● **DESCRIPTION OF THE TASK**
Find the lines that contain the word "with" and copy each one.
....
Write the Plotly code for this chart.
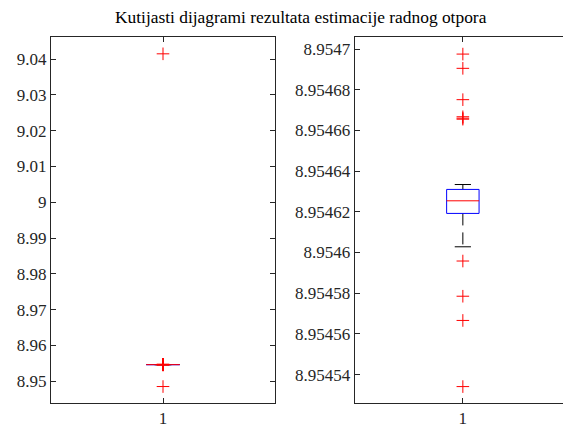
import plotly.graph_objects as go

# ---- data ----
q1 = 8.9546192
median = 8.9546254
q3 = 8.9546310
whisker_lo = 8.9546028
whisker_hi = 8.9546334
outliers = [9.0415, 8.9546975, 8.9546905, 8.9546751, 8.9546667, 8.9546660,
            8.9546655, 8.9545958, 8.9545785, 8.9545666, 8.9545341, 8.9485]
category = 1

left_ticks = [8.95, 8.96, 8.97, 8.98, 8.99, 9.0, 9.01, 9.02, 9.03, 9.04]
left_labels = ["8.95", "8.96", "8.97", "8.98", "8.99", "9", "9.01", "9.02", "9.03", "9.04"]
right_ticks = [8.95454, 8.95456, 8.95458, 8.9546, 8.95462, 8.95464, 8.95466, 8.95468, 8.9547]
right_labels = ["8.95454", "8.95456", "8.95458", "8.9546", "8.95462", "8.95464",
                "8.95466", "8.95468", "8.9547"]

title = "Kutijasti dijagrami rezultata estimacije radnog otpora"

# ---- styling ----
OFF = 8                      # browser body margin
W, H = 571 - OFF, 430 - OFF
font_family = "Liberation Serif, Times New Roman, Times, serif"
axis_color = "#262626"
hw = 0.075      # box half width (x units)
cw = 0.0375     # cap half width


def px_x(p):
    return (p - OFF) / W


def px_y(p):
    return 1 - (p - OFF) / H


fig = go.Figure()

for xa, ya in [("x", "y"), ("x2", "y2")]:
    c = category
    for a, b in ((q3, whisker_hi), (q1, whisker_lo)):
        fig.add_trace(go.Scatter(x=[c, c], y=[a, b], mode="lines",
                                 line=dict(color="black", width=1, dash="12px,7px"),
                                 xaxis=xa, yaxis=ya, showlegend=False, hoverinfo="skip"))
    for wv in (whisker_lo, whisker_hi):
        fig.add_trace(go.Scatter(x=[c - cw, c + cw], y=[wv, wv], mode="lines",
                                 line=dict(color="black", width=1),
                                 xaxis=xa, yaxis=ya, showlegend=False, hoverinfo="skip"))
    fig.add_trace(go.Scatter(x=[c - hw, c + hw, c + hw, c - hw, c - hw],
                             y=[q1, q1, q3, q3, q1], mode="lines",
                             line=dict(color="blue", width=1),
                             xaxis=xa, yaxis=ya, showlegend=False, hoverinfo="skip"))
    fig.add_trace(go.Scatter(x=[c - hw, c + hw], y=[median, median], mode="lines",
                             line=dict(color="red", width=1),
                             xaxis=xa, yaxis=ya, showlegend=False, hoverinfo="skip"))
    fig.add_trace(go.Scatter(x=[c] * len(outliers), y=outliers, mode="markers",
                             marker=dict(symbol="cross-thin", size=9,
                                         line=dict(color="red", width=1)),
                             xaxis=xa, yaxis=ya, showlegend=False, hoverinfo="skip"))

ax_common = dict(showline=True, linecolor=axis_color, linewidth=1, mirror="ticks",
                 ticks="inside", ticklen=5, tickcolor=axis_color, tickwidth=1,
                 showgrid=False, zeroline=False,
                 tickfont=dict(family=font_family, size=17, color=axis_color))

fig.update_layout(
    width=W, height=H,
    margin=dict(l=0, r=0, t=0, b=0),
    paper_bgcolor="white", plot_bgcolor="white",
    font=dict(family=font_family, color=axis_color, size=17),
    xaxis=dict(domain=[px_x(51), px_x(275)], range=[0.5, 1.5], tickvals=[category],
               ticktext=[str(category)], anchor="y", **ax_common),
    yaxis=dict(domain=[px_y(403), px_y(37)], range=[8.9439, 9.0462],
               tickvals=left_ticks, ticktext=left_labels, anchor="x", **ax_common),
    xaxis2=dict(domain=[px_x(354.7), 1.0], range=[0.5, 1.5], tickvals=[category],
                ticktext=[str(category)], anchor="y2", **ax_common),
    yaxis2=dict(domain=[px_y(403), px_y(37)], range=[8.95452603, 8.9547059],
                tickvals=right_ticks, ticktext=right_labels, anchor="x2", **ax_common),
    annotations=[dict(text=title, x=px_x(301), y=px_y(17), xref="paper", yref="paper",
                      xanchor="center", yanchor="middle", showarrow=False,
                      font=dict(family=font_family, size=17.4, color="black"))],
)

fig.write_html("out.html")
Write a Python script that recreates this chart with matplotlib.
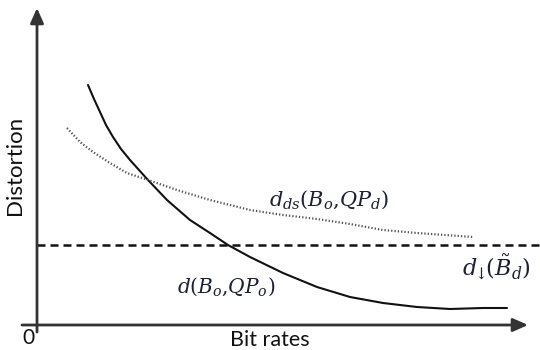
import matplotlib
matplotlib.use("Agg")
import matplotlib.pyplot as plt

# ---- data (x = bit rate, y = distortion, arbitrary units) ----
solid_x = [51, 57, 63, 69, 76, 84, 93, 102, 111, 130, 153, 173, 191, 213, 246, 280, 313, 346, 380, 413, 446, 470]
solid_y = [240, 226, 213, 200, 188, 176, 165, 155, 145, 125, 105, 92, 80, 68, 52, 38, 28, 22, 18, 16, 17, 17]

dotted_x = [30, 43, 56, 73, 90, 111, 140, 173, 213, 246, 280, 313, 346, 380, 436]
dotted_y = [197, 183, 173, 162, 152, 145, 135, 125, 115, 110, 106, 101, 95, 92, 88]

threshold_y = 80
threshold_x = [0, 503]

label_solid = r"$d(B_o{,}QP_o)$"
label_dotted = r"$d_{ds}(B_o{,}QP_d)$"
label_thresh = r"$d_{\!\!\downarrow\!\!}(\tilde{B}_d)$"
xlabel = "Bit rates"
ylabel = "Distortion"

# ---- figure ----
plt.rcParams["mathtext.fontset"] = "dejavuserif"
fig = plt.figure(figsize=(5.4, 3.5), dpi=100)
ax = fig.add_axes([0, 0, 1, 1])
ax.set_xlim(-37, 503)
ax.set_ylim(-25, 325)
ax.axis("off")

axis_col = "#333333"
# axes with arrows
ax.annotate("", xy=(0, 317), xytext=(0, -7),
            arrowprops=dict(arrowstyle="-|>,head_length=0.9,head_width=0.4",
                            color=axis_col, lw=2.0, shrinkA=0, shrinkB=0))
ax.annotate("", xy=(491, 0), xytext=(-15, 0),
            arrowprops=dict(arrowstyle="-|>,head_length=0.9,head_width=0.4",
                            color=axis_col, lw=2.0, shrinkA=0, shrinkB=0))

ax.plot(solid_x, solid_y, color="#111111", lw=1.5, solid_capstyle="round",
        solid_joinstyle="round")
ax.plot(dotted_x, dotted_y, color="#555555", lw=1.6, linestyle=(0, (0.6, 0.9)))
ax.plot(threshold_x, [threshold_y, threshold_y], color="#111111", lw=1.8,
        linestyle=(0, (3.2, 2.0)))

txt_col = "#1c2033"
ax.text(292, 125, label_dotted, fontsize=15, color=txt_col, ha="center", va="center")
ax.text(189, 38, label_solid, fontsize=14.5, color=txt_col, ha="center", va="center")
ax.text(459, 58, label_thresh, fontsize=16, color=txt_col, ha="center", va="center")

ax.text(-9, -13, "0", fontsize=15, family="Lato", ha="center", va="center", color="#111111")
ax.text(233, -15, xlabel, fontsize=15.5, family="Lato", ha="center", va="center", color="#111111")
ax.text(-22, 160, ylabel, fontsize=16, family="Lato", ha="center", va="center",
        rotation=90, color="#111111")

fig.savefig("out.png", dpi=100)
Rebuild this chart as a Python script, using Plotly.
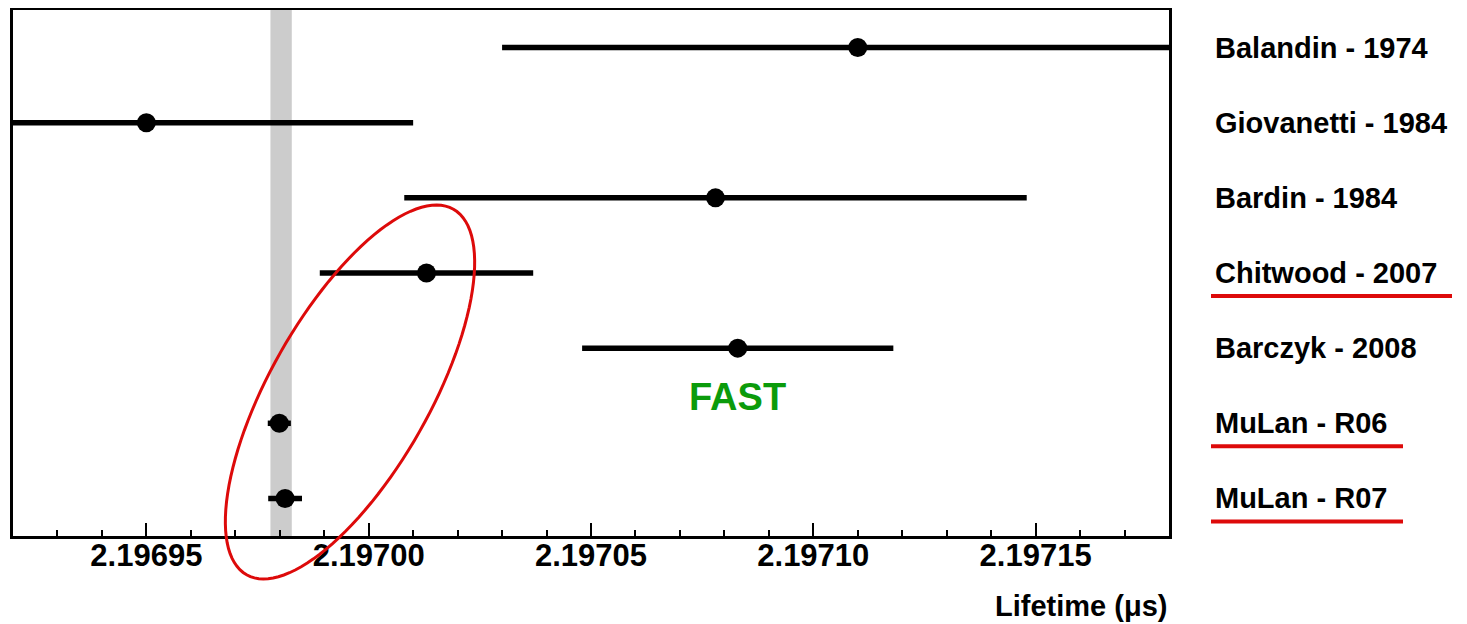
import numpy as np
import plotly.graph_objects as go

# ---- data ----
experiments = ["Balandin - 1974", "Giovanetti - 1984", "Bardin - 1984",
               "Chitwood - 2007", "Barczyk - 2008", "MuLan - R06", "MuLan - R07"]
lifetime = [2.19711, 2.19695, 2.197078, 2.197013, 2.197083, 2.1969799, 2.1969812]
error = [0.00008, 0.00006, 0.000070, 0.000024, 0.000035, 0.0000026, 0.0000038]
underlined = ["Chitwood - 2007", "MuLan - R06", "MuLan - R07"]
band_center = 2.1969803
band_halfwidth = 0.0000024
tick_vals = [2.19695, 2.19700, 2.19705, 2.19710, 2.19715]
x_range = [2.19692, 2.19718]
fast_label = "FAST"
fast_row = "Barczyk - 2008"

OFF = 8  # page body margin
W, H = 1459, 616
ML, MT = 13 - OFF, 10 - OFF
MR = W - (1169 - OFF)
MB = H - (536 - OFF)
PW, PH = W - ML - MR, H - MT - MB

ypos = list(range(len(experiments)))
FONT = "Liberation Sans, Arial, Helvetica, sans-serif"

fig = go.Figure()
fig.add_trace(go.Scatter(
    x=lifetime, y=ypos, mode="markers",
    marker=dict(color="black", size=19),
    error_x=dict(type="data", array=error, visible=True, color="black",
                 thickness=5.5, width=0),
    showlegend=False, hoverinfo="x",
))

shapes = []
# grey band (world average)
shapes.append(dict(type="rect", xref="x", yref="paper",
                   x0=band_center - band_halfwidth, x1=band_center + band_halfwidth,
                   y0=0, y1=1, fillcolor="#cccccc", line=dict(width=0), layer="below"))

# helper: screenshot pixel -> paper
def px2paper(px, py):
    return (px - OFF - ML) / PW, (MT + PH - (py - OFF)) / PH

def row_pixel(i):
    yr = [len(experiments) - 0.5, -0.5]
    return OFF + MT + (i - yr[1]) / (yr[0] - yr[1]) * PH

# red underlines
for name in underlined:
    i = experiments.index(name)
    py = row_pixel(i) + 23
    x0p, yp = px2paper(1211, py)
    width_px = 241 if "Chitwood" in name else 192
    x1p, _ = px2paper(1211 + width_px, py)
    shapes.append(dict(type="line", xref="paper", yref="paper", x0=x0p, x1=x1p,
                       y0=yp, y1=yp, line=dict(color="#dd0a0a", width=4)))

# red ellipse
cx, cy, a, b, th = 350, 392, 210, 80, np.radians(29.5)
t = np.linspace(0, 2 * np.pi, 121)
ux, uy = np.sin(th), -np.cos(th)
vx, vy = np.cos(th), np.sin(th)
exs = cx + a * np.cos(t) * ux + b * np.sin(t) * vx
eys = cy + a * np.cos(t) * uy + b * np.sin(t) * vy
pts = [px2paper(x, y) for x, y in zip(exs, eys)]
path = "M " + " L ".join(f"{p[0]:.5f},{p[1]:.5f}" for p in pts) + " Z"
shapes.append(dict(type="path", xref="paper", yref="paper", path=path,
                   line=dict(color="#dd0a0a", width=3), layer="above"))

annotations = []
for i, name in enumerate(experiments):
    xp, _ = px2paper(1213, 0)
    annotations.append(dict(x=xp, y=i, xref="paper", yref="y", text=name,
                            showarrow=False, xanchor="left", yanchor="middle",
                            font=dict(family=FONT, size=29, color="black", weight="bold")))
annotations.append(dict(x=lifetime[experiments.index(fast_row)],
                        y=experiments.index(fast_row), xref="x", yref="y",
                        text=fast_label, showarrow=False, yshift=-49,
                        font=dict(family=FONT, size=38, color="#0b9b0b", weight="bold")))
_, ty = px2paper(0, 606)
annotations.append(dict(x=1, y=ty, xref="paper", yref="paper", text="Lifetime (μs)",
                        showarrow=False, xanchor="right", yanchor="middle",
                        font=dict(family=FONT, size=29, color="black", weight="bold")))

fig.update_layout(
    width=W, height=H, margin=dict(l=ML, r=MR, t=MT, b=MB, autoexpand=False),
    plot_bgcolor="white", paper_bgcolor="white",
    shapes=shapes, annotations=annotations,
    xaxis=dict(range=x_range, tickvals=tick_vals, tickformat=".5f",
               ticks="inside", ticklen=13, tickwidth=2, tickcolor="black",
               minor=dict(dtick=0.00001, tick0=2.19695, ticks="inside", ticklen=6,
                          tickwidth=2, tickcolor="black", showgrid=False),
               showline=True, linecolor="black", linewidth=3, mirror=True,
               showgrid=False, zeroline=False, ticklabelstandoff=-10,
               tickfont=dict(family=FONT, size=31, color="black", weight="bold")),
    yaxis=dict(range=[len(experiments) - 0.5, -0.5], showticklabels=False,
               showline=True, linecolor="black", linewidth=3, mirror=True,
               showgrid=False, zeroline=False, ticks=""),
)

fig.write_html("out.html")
....
● **WRITTEN RESPONSE**
Write a Python script that recreates this chart with matplotlib.
# axes with arrows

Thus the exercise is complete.